In this book I’m currently reading – okay, it’s an audiobook, and I’m listening to it, but you get the point – was a comment by the narrating character that rather struck me the other day.  She was talking about some date she’d had (or something like a date, anyway), and, though it seemed there was potential for another activity of some sort next, she had decided to leave.  She said, “I wanted to leave while everything was perfect.”

At first, I felt as though she was simply setting herself up for missing out by not going and for delusion by thinking that dates (or more of whatever it was) needed to be always perfect.  And then I considered my immediate responses, and discovered that I disagreed with both of them.

When I really began to consider her comment, it gave way to what felt like brilliance.  Yesterday, I was at a goodbye beach party.  There had been an option to rsvp for an overnight stay after the official party, and I had initially declined this option.  I wanted to sleep in my own bed, and several other factors helped me pick that easily.  However, once at the party, I found that I didn’t want to leave so soon.  I began exploring the logistics of staying the night, and found that there was possibility of enough space for my joining the party.

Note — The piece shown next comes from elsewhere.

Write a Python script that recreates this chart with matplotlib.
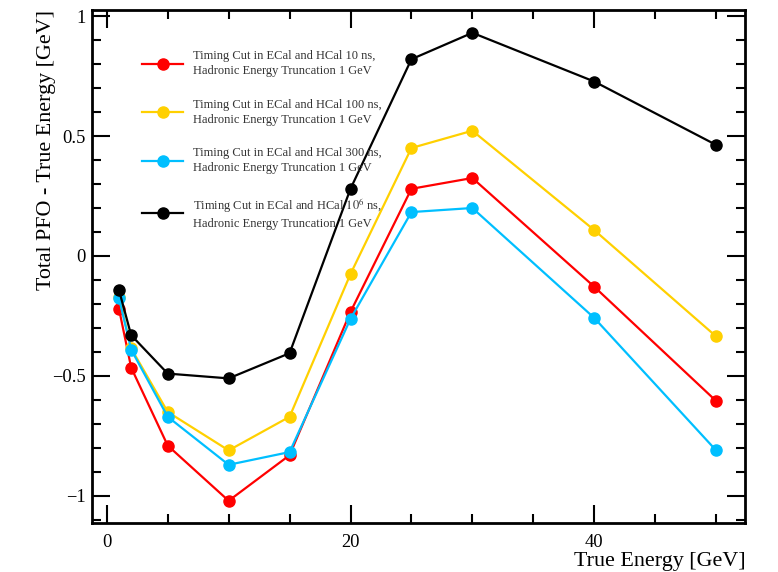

As I recalled my book’s character’s words, however, I began to think in a different manner.  Yes, I am loving spending time with everyone right now.  If I left now, I would be leaving while everything is perfect.  If I stay the night, what will happen?  And I instantly saw the probable, almost certain future of the situation.  I would stay, thinking I’d have enough energy to manage the night, and then eventually would hit a wall, want to sleep, not be able to get to sleep because of the partying people, get annoyed at the overly drunk partiers, and have a miserable end to the party.  Whom was I kidding here?  I would rather leave while everything is perfect, than stay until I’m furiously agitated and starting to hate the people I was currently loving.

And so I left a short while later, had a wonderful time riding home-ish (same train, different stops) with the group of girls who were leaving at that time, chatting and joking and having an overall wonderful time together (as I already mentioned).

And the party as a whole ended perfectly for me.  It was just plain cool to have had the party go so well.
Tonight, after another beach day with a different friend, we had planned to go to this awesome salsa party, with this Grammy-winning DJ and various salsa performances and live music for social dancing – it’s a big deal party celebrating the anniversary of some club, essentially.  And it was only like 20 bucks to attend, which is way cheap for such a thing here in Tokyo.

When we arrived back to my friend’s place, and I had showered from the beach, I began to consider that line again.  Could I “leave” while everything is perfect?  Could I just go to bed now and not go, and be happy with that?  The answer was a resounding “Yes.”  I had been exhausted all day already, and am far behind on sleep for this past week – I want sleep.  I love dancing, and I love cool opportunities like this, especially to attend with friends.  And the risk was incredibly high that I would grow to exhausted, smoking would be too intense for me in the club, music would be too loud for my already existent headache, and I would be crying (possibly literally) to go home and drink a bunch of cool water and just go to sleep.

So, I stayed home, and it was perfect.  Now, I am off to some much-needed and much-wanted sleep.  Goodnight, World.  I’ll see you when my head feels great again in the late AM.

Long story-ish short: I think it is a very valuable phrase, “I wanted to leave while everything was perfect.”